Date: 2008-09-27 08:40 pm (UTC)
ext_39907: The Clydesdale Librarian (Default)
From: [identity profile] altivo.livejournal.com
The US isn't going to get over that until the present generation of elder statesmen are dead. It's that simple. They have it fixed in their minds that "WE won" the war in 1945 and are entitled to sovereignty over the whole earth, and have proved that our defective system of government and economics is superior to all others. It's ingrained in them, and can't be shaken, talked, or beaten out of them. They don't believe they have to cooperate in any way, they think they can just give orders. Suggest anything else and you'll be shouted down as an "unpatriotic traitor" or worse.

Unfortunately, as a result of the absolute browbeating of this older generation, the younger generations moving up are totally uninterested in politics or international affairs, so a total implosion may follow as those people who came of age in the 1950s surrender the reins of power.

Date: 2008-09-30 11:22 am (UTC)
From: [identity profile] cabcat.livejournal.com
Bank CEO's the world over are vastly overpaid.

I am happy that the OZ bank regulators have stricter controls, but assistance will still be given to the smaller banks to keep competition healthy.

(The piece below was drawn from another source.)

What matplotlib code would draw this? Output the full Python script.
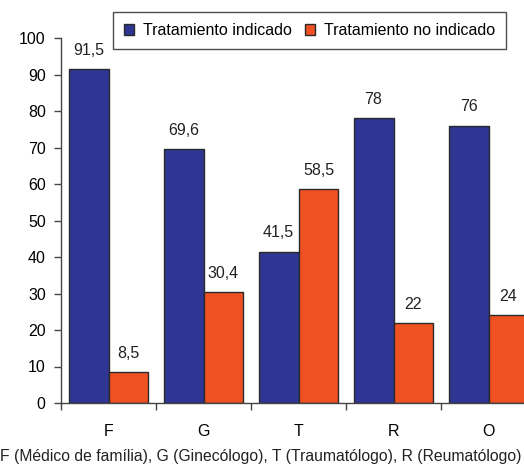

*It's the same the whole world over...it's the poor wot gets the blame while the rich gets all the gravy..now aint that a blinkin shame*

Date: 2008-09-30 11:32 am (UTC)
ext_39907: The Clydesdale Librarian (Default)
From: [identity profile] altivo.livejournal.com
I'm ready to MAKE gravy out of the rich. This whole thing is the most disgusting example of opportunistic money grabbing I've ever seen in my life.